The 2009 Recovery Act has replaced the Hope and Lifetime Learning Credit and Tuition Deduction with the “American Opportunity” tax credit.  This credit will only be available in 2009 and 2010.  The credit is up to $2,500 for eligible taxpayers.  The credit takes 100% of the first $2,000 of qualified expenses and 25% of the next $2,000 of tuition and related expenses.  I love this credit for a number of reasons.  It’s much easier to max the credit - you really only need $4,000 of expenses.  Even at a state school you’ll hit that with tuition alone.  Up to 40% of the credit is refundable.  Currently none of the education credit is refundable.  Refundable simply means that you can get the credit even if you have no tax.  Taxpayers in the lower income levels will be able to benefit from this feature of the credit.  A final point is that the credit is good for all years of college.  The income phaseouts are also very generous.  The credit begins to phase out at $80,000 of income ($160,000 Joint).

501(c)(3) Story

I have a non-profit customer that received their 501(c)(3) status in 2004.  At that time you were given something called an Advance Ruling Ending date.  This meant that at the Advance Ruling Ending date you needed to submit additional documentation via Form 8734 to substantiate that you were in fact operating as a non-profit.  The IRS changed that ruling sometime in the past 4 years and voided the need to file the Form 8734.  So far, so good.  My customer received a letter in November explaining that they do not need to file the Form 8734 BUT for good measure, the Form 8734 is included with the letter.  Their letter even says “If you have received Form 8734 from the IRS, please do not file it”.

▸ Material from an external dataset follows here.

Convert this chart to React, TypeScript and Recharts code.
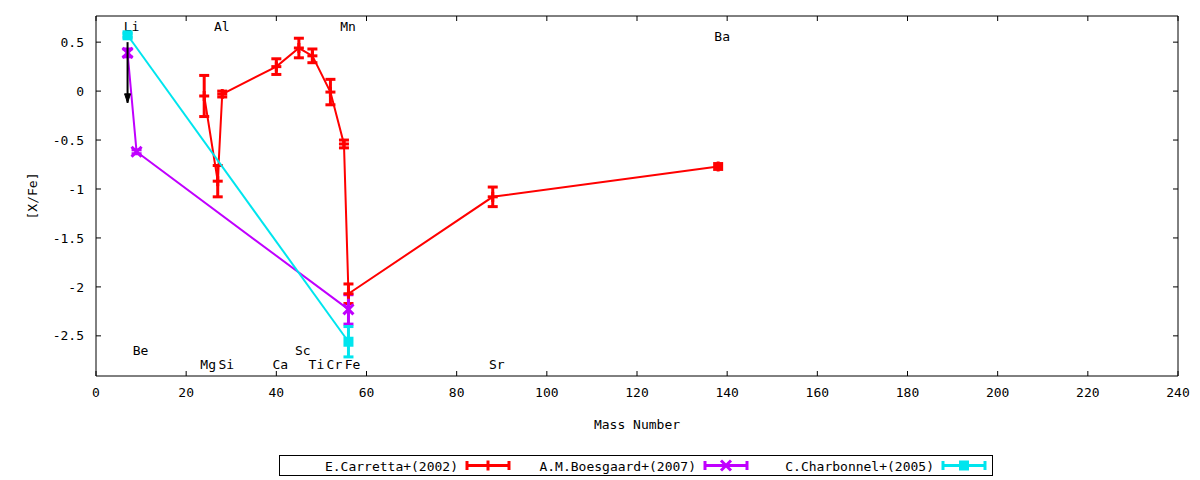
import { ScatterChart, Scatter, XAxis, YAxis, ErrorBar, Legend } from "recharts";

// Carretta+ (2002)
const carrettaMass = [24, 27, 28, 40, 45, 48, 52, 55, 56, 88, 138];
const carrettaXFe = [-0.05, -0.92, -0.03, 0.25, 0.44, 0.36, -0.01, -0.54, -2.07, -1.08, -0.77];
const carrettaErr = [0.21, 0.16, 0.03, 0.08, 0.1, 0.07, 0.13, 0.04, 0.1, 0.1, 0.03];

// Boesgaard+ (2007)
const boesgaardMass = [7, 9, 56];
const boesgaardXFe = [0.39, -0.62, -2.23];
const boesgaardErr = [0.04, 0.02, 0.15];

// Charbonnel+ (2005)
const charbonnelMass = [7, 56];
const charbonnelXFe = [0.57, -2.56];
const charbonnelErr = [0.02, 0.155];

// Li upper limit arrow
const limitMass = [7, 7];
const limitXFe = [0.5, -0.12];

// element labels
const elements = ["Li", "Be", "Mg", "Al", "Si", "Ca", "Sc", "Ti", "Cr", "Mn", "Fe", "Sr", "Ba"];
const elementMass = [7, 9, 24, 27, 28, 40, 45, 48, 52, 55, 56, 88, 138];
const elementLabelY = [0.664, -2.65, -2.79, 0.664, -2.79, -2.79, -2.65, -2.79, -2.79, 0.664, -2.79, -2.79, 0.56];

const xTicks = [0, 20, 40, 60, 80, 100, 120, 140, 160, 180, 200, 220, 240];
const yTicks = [-2.5, -2, -1.5, -1, -0.5, 0, 0.5];

const seriesNames = ["E.Carretta+(2002)", "A.M.Boesgaard+(2007)", "C.Charbonnel+(2005)"];
const seriesColors = ["#ff0000", "#c000ff", "#00e5ee"];

const FONT = "'DejaVu Sans Mono', monospace";
const X_DOMAIN = [0, 240];
const Y_DOMAIN = [-2.91, 0.767];

const toRows = (mass: number[], xfe: number[], err?: number[]) =>
  mass.map((m, i) => ({ mass: m, xfe: xfe[i], err: err ? err[i] : 0 }));

const carretta = toRows(carrettaMass, carrettaXFe, carrettaErr);
const boesgaard = toRows(boesgaardMass, boesgaardXFe, boesgaardErr);
const charbonnel = toRows(charbonnelMass, charbonnelXFe, charbonnelErr);
const limit = toRows(limitMass, limitXFe);
const labels = elements.map((name, i) => ({ mass: elementMass[i], xfe: elementLabelY[i], name }));

function marker(kind: number, cx: number, cy: number, color: string) {
  if (kind === 0) {
    return (
      <g>
        <line x1={cx - 5} y1={cy} x2={cx + 5} y2={cy} stroke={color} strokeWidth={3} />
        <line x1={cx} y1={cy - 5} x2={cx} y2={cy + 5} stroke={color} strokeWidth={3} />
      </g>
    );
  }
  if (kind === 1) {
    return (
      <g>
        <line x1={cx - 5} y1={cy - 5} x2={cx + 5} y2={cy + 5} stroke={color} strokeWidth={3} />
        <line x1={cx - 5} y1={cy + 5} x2={cx + 5} y2={cy - 5} stroke={color} strokeWidth={3} />
      </g>
    );
  }
  return <rect x={cx - 5} y={cy - 5} width={10} height={10} fill={color} />;
}

const shapeFor = (kind: number) => (props: any) => marker(kind, props.cx, props.cy, seriesColors[kind]);

const ArrowShape = (props: any) => {
  const { cx, cy, index } = props;
  if (index !== 1) return <g />;
  return <path d={`M${cx - 3},${cy - 9} L${cx},${cy} L${cx + 3},${cy - 9} Z`} fill="#000" stroke="#000" strokeWidth={1} />;
};

const LabelShape = (props: any) => (
  <text
    x={props.cx + 4}
    y={props.cy}
    textAnchor="middle"
    dominantBaseline="central"
    fontFamily={FONT}
    fontSize={13}
    fill="#000"
  >
    {props.payload.name}
  </text>
);

const LegendBox = () => (
  <svg width={714} height={21} style={{ display: "block" }}>
    <rect x={0.5} y={0.5} width={713} height={20} fill="none" stroke="#000" strokeWidth={1} />
    {seriesNames.map((name, i) => {
      const x0 = i * 238;
      const c = seriesColors[i];
      const mid = x0 + 209;
      return (
        <g key={name}>
          <text x={x0 + 179} y={11} textAnchor="end" dominantBaseline="central" fontFamily={FONT} fontSize={13} fill="#000">
            {name}
          </text>
          <line x1={x0 + 187} y1={10.5} x2={x0 + 231} y2={10.5} stroke={c} strokeWidth={3} />
          <line x1={x0 + 188} y1={6} x2={x0 + 188} y2={15} stroke={c} strokeWidth={3} />
          <line x1={x0 + 230} y1={6} x2={x0 + 230} y2={15} stroke={c} strokeWidth={3} />
          {marker(i, mid, 10.5, c)}
        </g>
      );
    })}
  </svg>
);

const tickStyle = { fontFamily: FONT, fontSize: 13, fill: "#000" };
const blank = () => "";

export default function App() {
  return (
    <div style={{ position: "absolute", left: 0, top: 0, background: "#fff" }}>
      <ScatterChart width={1200} height={480} margin={{ top: 16, right: 22, bottom: 4, left: 0 }}>
        {/* frame with inward tick marks (mirrored axes, declared first so they sit on the plot edge) */}
        <XAxis xAxisId={0} type="number" dataKey="mass" domain={X_DOMAIN} ticks={xTicks} allowDataOverflow
          height={1} mirror stroke="#000" tickSize={5} tickFormatter={blank} />
        <XAxis xAxisId="top" orientation="top" type="number" dataKey="mass" domain={X_DOMAIN} ticks={xTicks}
          allowDataOverflow height={1} mirror stroke="#000" tickSize={5} tickFormatter={blank} />
        <YAxis yAxisId={0} type="number" dataKey="xfe" domain={Y_DOMAIN} ticks={yTicks} allowDataOverflow
          width={1} mirror stroke="#000" tickSize={5} tickFormatter={blank} />
        <YAxis yAxisId="right" orientation="right" type="number" dataKey="xfe" domain={Y_DOMAIN} ticks={yTicks}
          allowDataOverflow width={1} mirror stroke="#000" tickSize={5} tickFormatter={blank} />

        {/* labelled axes */}
        <XAxis
          xAxisId="label"
          type="number"
          dataKey="mass"
          domain={X_DOMAIN}
          ticks={xTicks}
          allowDataOverflow
          height={79}
          axisLine={false}
          tickLine={false}
          tickSize={0}
          tickMargin={12}
          tick={tickStyle}
          label={{
            content: (p: any) => (
              <text
                x={p.viewBox.x + p.viewBox.width / 2}
                y={p.viewBox.y + 48}
                textAnchor="middle"
                dominantBaseline="central"
                fontFamily={FONT}
                fontSize={13}
              >
                Mass Number
              </text>
            ),
          }}
        />
        <YAxis
          yAxisId="label"
          type="number"
          dataKey="xfe"
          domain={Y_DOMAIN}
          ticks={yTicks}
          allowDataOverflow
          width={96}
          axisLine={false}
          tickLine={false}
          tickSize={0}
          tickMargin={12}
          tick={tickStyle}
          label={{
            content: (p: any) => (
              <text
                x={32}
                y={p.viewBox.y + p.viewBox.height / 2}
                textAnchor="middle"
                dominantBaseline="central"
                fontFamily={FONT}
                fontSize={13}
                transform={`rotate(-90 32 ${p.viewBox.y + p.viewBox.height / 2})`}
              >
                [X/Fe]
              </text>
            ),
          }}
        />
        <Legend verticalAlign="bottom" height={21} wrapperStyle={{ left: 279, width: 714 }} content={() => <LegendBox />} />
        <Scatter
          name="labels"
          data={labels}
          shape={LabelShape}
          legendType="none"
          isAnimationActive={false}
        />
        <Scatter
          name={seriesNames[0]}
          data={carretta}
          line={{ stroke: seriesColors[0], strokeWidth: 2 }}
          lineType="joint"
          shape={shapeFor(0)}
          fill={seriesColors[0]}
          isAnimationActive={false}
        >
          <ErrorBar dataKey="err" direction="y" width={5} strokeWidth={3} stroke={seriesColors[0]} isAnimationActive={false} />
        </Scatter>
        <Scatter
          name={seriesNames[1]}
          data={boesgaard}
          line={{ stroke: seriesColors[1], strokeWidth: 2 }}
          lineType="joint"
          shape={shapeFor(1)}
          fill={seriesColors[1]}
          isAnimationActive={false}
        >
          <ErrorBar dataKey="err" direction="y" width={5} strokeWidth={3} stroke={seriesColors[1]} isAnimationActive={false} />
        </Scatter>
        <Scatter
          name="limit"
          data={limit}
          line={{ stroke: "#000", strokeWidth: 2 }}
          lineType="joint"
          shape={ArrowShape}
          legendType="none"
          isAnimationActive={false}
        />
        <Scatter
          name={seriesNames[2]}
          data={charbonnel}
          line={{ stroke: seriesColors[2], strokeWidth: 2 }}
          lineType="joint"
          shape={shapeFor(2)}
          fill={seriesColors[2]}
          isAnimationActive={false}
        >
          <ErrorBar dataKey="err" direction="y" width={5} strokeWidth={3} stroke={seriesColors[2]} isAnimationActive={false} />
        </Scatter>
      </ScatterChart>
    </div>
  );
}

First Time Homebuyer Tax Credit and South Dakota Housing

Point of clarification.  If you are a first time homebuyer and think you’re eligible for the $7,500 First Time Homebuyers tax credit - make sure you don’t have a South Dakota Housing loan.  This is very specifically excluded from the credit.  The idea is that you’re already getting a deal through the loan so you shouldn’t get a double bonus.  It’s my understanding that SD Housing loan rates are actually higher right now than conventional loan - go figure.

Energy Credit Peek A Boo

Congress in it’s infinite wisdom saw fit to allow the energy credit to lapse for the 2008 tax year, but will bring it back for 2009.  Gee, I don’t know - maybe it was a good year for energy and we don’t need the credit.  Maybe they know something I don’t about 2009.  Anyway, it’s gone but look for it to come back next year.